Acoustic imaging of bump defects in flip-chip devices using split spectrum analysis

In this paper the performance of multi-narrow-band spectral analysis was evaluated concerning defect detection in microelectronic components with flip-chip contacts. Today, flip-chip technology is widely applied for interconnecting silicon dies to a substrate within high-end semiconductor packaging technologies. The integrity of the bump solder interconnection is of major concern for the reliability in this technology. Non-destructive defect localization and analysis of the flip-chip interconnections operating in a semi-automated mode is strongly desired. Scanning acoustic microscopy (SAM) combined with subsequent signal analysis has high potential for non-destructive localization of defective flip-chip interconnects. Analyzing multiple narrow spectral bands of signals acquired by a scanning acoustic microscope enabled the identification and localization of defective flip-chip interconnects.

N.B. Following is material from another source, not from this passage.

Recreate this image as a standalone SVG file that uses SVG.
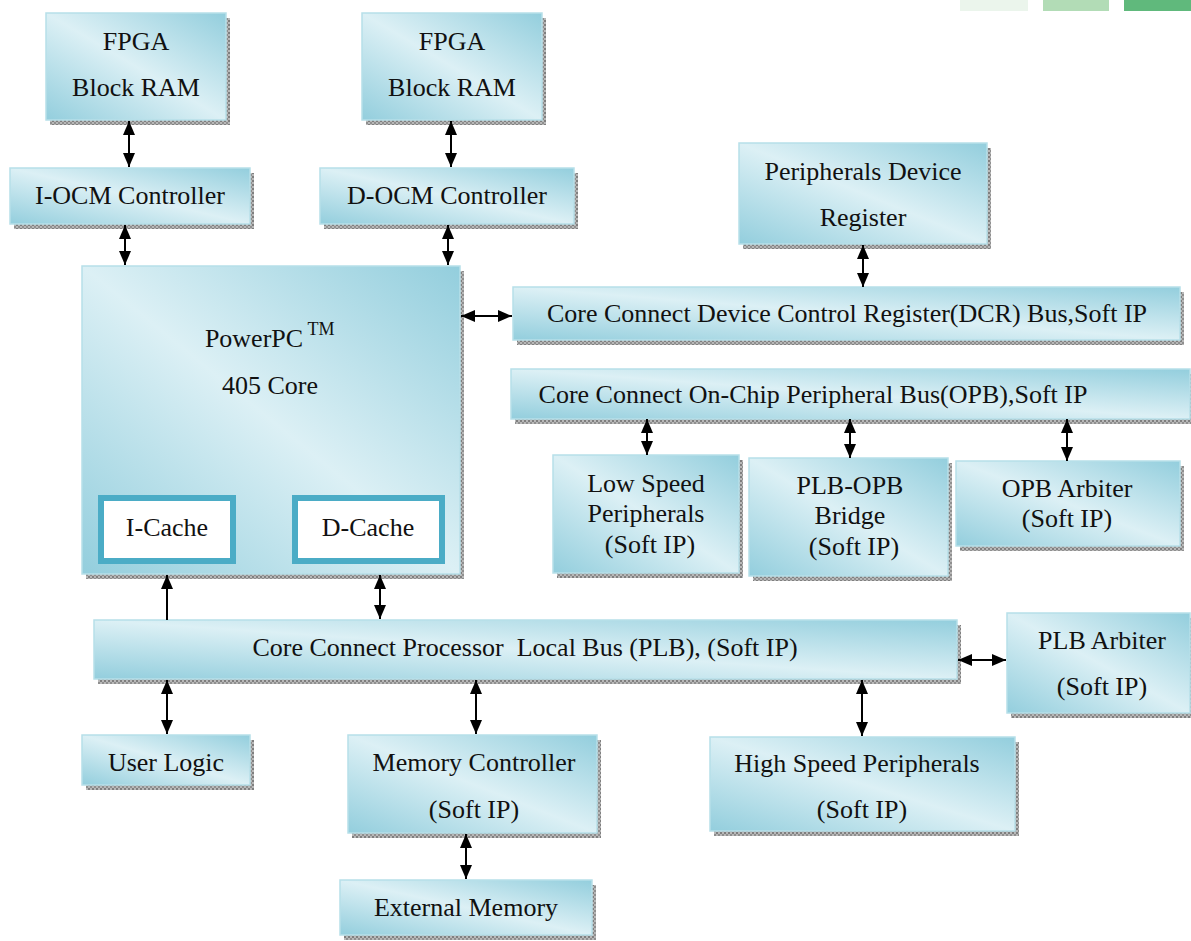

In the current study a 180 MHz transducer with 8 mm focal length was employed for acoustic data acquisition by SAM. Those data were then analyzed off-line by discrete Fourier transformation, chirp z-transform and cosine transform using custom made MATLAB software. Through multi-narrow band spectral analysis, defective flip-chip interconnects that have not been revealed by standard acoustical imaging methods have been detected successfully. Acoustically found defects have been confirmed by subsequent FIB-cross sectioning and SEM imaging. The high resolution SEM imaging revealed complete and partial delamination at the interface between the die and the bump.